══ Data extract ══

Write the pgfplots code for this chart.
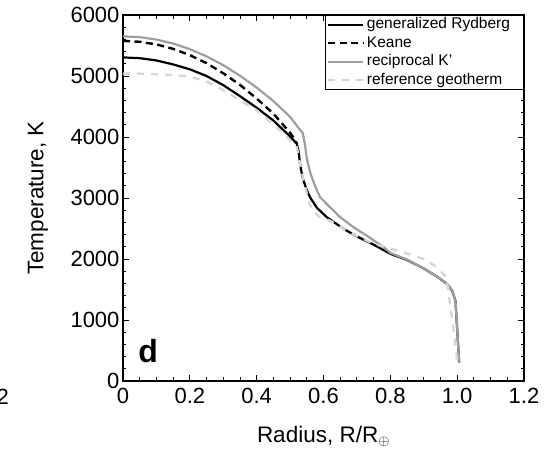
\documentclass[border=0pt]{standalone}
\usepackage{pgfplots}
\pgfplotsset{compat=1.18}
\usepackage{fontspec}
\setmainfont{Liberation Sans}
\definecolor{midgray}{RGB}{158,158,158}
\definecolor{palegray}{RGB}{214,214,214}

\begin{document}
\begin{tikzpicture}
% page = 549 x 457, axis box at (123,15)-(524,381) px
\path[use as bounding box] (-123pt,-76pt) rectangle (426pt,381pt);
\begin{axis}[
  scale only axis,
  width=401pt, height=366pt,
  xmin=0, xmax=1.2, ymin=0, ymax=6000,
  xtick={0,0.2,0.4,0.6,0.8,1.0,1.2},
  xticklabels={0,0.2,0.4,0.6,0.8,1.0,1.2},
  ytick={0,1000,2000,3000,4000,5000,6000},
  scaled y ticks=false,
  yticklabel style={/pgf/number format/1000 sep={}},
  minor x tick num=3, minor y tick num=4,
  tick align=inside, tick pos=both,
  xticklabel pos=lower, yticklabel pos=left,
  major tick length=6pt, minor tick length=3.5pt,
  every tick/.style={black, line width=0.9pt},
  axis line style={line width=1.3pt},
  tick label style={font=\fontsize{22}{26}\selectfont},
  xticklabel style={yshift=-4pt},
  /pgf/number format/assume math mode=true,
  label style={font=\fontsize{22.5}{27}\selectfont},
  xlabel={Radius, R/R$_{\oplus}$},
  ylabel={Temperature, K},
  xlabel style={at={(rel axis cs:0.5,-0.1667)}, anchor=base},
  ylabel style={at={(rel axis cs:-0.212,0.5)}, anchor=center},
  legend style={at={(rel axis cs:1,1)}, anchor=north east,
    font=\fontsize{15.5}{17}\selectfont, draw=black, line width=1pt,
    inner xsep=2pt, inner ysep=0pt, row sep=0pt,
    nodes={inner xsep=2.5pt, inner ysep=1.5pt, text height=11.5pt, text depth=4pt}},
  legend cell align=left,
  legend image code/.code={\draw[#1] (0pt,0pt) -- (35pt,0pt);},
]
\addplot[black, line width=2.2pt] coordinates {
(0,5305) (0.05,5292) (0.1,5255) (0.15,5190) (0.2,5110) (0.25,5000)
(0.3,4850) (0.35,4670) (0.4,4480) (0.45,4270) (0.5,4010) (0.52,3890)
(0.525,3780) (0.53,3560) (0.535,3400) (0.54,3290) (0.55,3130) (0.56,3010)
(0.58,2840) (0.61,2685) (0.66,2495) (0.7,2370) (0.75,2235) (0.8,2085)
(0.85,1985) (0.9,1845) (0.94,1710) (0.97,1590) (0.985,1480) (0.995,1310)
(1.006,300)};
\addlegendentry{generalized Rydberg\hspace*{9pt}}
\addplot[black, line width=2.4pt, dash pattern=on 7pt off 4.5pt] coordinates {
(0,5575) (0.05,5561) (0.1,5518) (0.15,5445) (0.2,5342) (0.25,5210)
(0.3,5045) (0.35,4855) (0.4,4630) (0.45,4383) (0.5,4070) (0.515,3950)
(0.52,3890)};
\addlegendentry{Keane}
\addplot[midgray, line width=2.2pt] coordinates {
(0,5650) (0.05,5637) (0.1,5597) (0.15,5532) (0.2,5440) (0.25,5322)
(0.3,5177) (0.35,5005) (0.4,4810) (0.45,4590) (0.5,4330) (0.53,4115)
(0.538,4065) (0.545,3860) (0.55,3650) (0.56,3420) (0.575,3190) (0.59,3013)
(0.61,2900) (0.65,2685) (0.69,2520) (0.73,2380) (0.78,2195) (0.8,2100)
(0.85,1990) (0.9,1845) (0.94,1710) (0.97,1590) (0.985,1480) (0.995,1310)
(1.006,300)};
\addlegendentry{reciprocal K'}
\addplot[palegray, line width=2.4pt, dash pattern=on 7pt off 7pt] coordinates {
(0,5040) (0.05,5038) (0.1,5030) (0.15,5015) (0.2,4990) (0.25,4910)
(0.3,4770) (0.35,4600) (0.4,4440) (0.43,4290) (0.47,4110) (0.5,3945)
(0.52,3840) (0.53,3560) (0.54,3300) (0.55,3080) (0.56,2880) (0.57,2780)
(0.59,2680) (0.61,2650) (0.63,2600) (0.66,2495) (0.7,2375) (0.75,2250)
(0.79,2190) (0.85,2090) (0.9,2000) (0.94,1865) (0.968,1700) (0.979,1260)
(0.988,876) (0.998,438) (1.0,300)};
\addlegendentry{reference geotherm}
\node[font=\fontsize{32}{36}\selectfont\bfseries] at (axis cs:0.075,493) {d};
\end{axis}
% last digit of the neighbouring panel's tick label, cut by the page edge
\node[anchor=north east, inner sep=0pt, font=\fontsize{22}{26}\selectfont,
  xshift=-114pt, yshift=-8pt] at (current axis.south west) {2};
\end{tikzpicture}
\end{document}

═══

» **Exercise goal**
Leaving out the pictures, repeat the data above exactly.

» **Correct output**
Write the pgfplots code for this chart.
\documentclass[border=0pt]{standalone}
\usepackage{pgfplots}
\pgfplotsset{compat=1.18}
\usepackage{fontspec}
\setmainfont{Liberation Sans}
\definecolor{midgray}{RGB}{158,158,158}
\definecolor{palegray}{RGB}{214,214,214}

\begin{document}
\begin{tikzpicture}
% page = 549 x 457, axis box at (123,15)-(524,381) px
\path[use as bounding box] (-123pt,-76pt) rectangle (426pt,381pt);
\begin{axis}[
  scale only axis,
  width=401pt, height=366pt,
  xmin=0, xmax=1.2, ymin=0, ymax=6000,
  xtick={0,0.2,0.4,0.6,0.8,1.0,1.2},
  xticklabels={0,0.2,0.4,0.6,0.8,1.0,1.2},
  ytick={0,1000,2000,3000,4000,5000,6000},
  scaled y ticks=false,
  yticklabel style={/pgf/number format/1000 sep={}},
  minor x tick num=3, minor y tick num=4,
  tick align=inside, tick pos=both,
  xticklabel pos=lower, yticklabel pos=left,
  major tick length=6pt, minor tick length=3.5pt,
  every tick/.style={black, line width=0.9pt},
  axis line style={line width=1.3pt},
  tick label style={font=\fontsize{22}{26}\selectfont},
  xticklabel style={yshift=-4pt},
  /pgf/number format/assume math mode=true,
  label style={font=\fontsize{22.5}{27}\selectfont},
  xlabel={Radius, R/R$_{\oplus}$},
  ylabel={Temperature, K},
  xlabel style={at={(rel axis cs:0.5,-0.1667)}, anchor=base},
  ylabel style={at={(rel axis cs:-0.212,0.5)}, anchor=center},
  legend style={at={(rel axis cs:1,1)}, anchor=north east,
    font=\fontsize{15.5}{17}\selectfont, draw=black, line width=1pt,
    inner xsep=2pt, inner ysep=0pt, row sep=0pt,
    nodes={inner xsep=2.5pt, inner ysep=1.5pt, text height=11.5pt, text depth=4pt}},
  legend cell align=left,
  legend image code/.code={\draw[#1] (0pt,0pt) -- (35pt,0pt);},
]
\addplot[black, line width=2.2pt] coordinates {
(0,5305) (0.05,5292) (0.1,5255) (0.15,5190) (0.2,5110) (0.25,5000)
(0.3,4850) (0.35,4670) (0.4,4480) (0.45,4270) (0.5,4010) (0.52,3890)
(0.525,3780) (0.53,3560) (0.535,3400) (0.54,3290) (0.55,3130) (0.56,3010)
(0.58,2840) (0.61,2685) (0.66,2495) (0.7,2370) (0.75,2235) (0.8,2085)
(0.85,1985) (0.9,1845) (0.94,1710) (0.97,1590) (0.985,1480) (0.995,1310)
(1.006,300)};
\addlegendentry{generalized Rydberg\hspace*{9pt}}
\addplot[black, line width=2.4pt, dash pattern=on 7pt off 4.5pt] coordinates {
(0,5575) (0.05,5561) (0.1,5518) (0.15,5445) (0.2,5342) (0.25,5210)
(0.3,5045) (0.35,4855) (0.4,4630) (0.45,4383) (0.5,4070) (0.515,3950)
(0.52,3890)};
\addlegendentry{Keane}
\addplot[midgray, line width=2.2pt] coordinates {
(0,5650) (0.05,5637) (0.1,5597) (0.15,5532) (0.2,5440) (0.25,5322)
(0.3,5177) (0.35,5005) (0.4,4810) (0.45,4590) (0.5,4330) (0.53,4115)
(0.538,4065) (0.545,3860) (0.55,3650) (0.56,3420) (0.575,3190) (0.59,3013)
(0.61,2900) (0.65,2685) (0.69,2520) (0.73,2380) (0.78,2195) (0.8,2100)
(0.85,1990) (0.9,1845) (0.94,1710) (0.97,1590) (0.985,1480) (0.995,1310)
(1.006,300)};
\addlegendentry{reciprocal K'}
\addplot[palegray, line width=2.4pt, dash pattern=on 7pt off 7pt] coordinates {
(0,5040) (0.05,5038) (0.1,5030) (0.15,5015) (0.2,4990) (0.25,4910)
(0.3,4770) (0.35,4600) (0.4,4440) (0.43,4290) (0.47,4110) (0.5,3945)
(0.52,3840) (0.53,3560) (0.54,3300) (0.55,3080) (0.56,2880) (0.57,2780)
(0.59,2680) (0.61,2650) (0.63,2600) (0.66,2495) (0.7,2375) (0.75,2250)
(0.79,2190) (0.85,2090) (0.9,2000) (0.94,1865) (0.968,1700) (0.979,1260)
(0.988,876) (0.998,438) (1.0,300)};
\addlegendentry{reference geotherm}
\node[font=\fontsize{32}{36}\selectfont\bfseries] at (axis cs:0.075,493) {d};
\end{axis}
% last digit of the neighbouring panel's tick label, cut by the page edge
\node[anchor=north east, inner sep=0pt, font=\fontsize{22}{26}\selectfont,
  xshift=-114pt, yshift=-8pt] at (current axis.south west) {2};
\end{tikzpicture}
\end{document}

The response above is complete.